## begin

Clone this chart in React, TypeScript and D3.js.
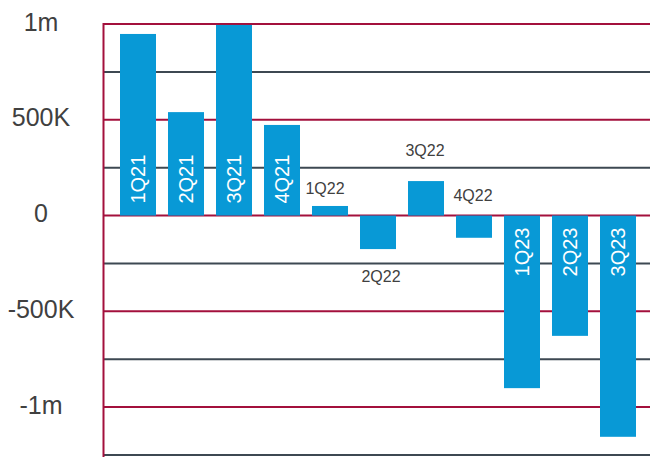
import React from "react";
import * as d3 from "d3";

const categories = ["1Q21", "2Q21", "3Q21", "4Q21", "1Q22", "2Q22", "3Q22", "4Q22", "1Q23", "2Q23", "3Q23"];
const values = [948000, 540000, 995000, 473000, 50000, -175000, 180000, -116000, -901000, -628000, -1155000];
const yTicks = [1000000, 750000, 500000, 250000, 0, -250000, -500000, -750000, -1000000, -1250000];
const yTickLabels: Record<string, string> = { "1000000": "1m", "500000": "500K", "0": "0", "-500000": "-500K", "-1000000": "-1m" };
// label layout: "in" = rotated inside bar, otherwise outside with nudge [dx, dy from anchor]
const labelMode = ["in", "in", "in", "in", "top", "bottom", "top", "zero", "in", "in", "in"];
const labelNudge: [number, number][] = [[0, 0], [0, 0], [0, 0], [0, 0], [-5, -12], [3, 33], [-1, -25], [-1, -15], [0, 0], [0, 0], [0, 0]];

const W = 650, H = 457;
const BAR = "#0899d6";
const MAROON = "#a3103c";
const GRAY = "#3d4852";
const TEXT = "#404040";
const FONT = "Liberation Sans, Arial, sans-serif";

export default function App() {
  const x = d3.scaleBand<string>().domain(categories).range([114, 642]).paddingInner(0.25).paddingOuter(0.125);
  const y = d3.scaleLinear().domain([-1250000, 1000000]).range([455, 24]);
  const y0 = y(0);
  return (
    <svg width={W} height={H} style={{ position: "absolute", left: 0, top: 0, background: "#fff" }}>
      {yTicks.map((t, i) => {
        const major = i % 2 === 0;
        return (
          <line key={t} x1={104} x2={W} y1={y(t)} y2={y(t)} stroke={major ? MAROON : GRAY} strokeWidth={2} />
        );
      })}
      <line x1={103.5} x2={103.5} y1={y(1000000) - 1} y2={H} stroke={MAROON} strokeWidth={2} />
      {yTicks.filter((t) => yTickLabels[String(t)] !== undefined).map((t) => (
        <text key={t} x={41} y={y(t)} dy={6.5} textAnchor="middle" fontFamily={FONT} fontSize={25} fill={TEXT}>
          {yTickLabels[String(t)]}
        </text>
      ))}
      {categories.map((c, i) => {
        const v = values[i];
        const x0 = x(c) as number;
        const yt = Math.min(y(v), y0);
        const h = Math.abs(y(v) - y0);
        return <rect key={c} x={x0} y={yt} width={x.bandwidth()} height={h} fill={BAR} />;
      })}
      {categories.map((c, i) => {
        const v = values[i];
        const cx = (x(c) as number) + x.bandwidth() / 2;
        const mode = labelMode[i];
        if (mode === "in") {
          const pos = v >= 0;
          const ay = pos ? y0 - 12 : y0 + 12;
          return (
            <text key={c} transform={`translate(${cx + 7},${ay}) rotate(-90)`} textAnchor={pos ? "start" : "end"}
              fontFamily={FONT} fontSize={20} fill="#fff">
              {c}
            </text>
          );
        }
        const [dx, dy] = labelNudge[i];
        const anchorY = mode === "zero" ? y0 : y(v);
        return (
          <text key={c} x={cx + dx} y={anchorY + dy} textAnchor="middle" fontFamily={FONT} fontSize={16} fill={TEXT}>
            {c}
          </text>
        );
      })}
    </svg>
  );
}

## end

Quote, please, every line of the material above from its start through the line that has "import * as", reproducing the words exactly and dropping any images.

#### Exercise response:
Clone this chart in React, TypeScript and D3.js.
import React from "react";
import * as d3 from "d3";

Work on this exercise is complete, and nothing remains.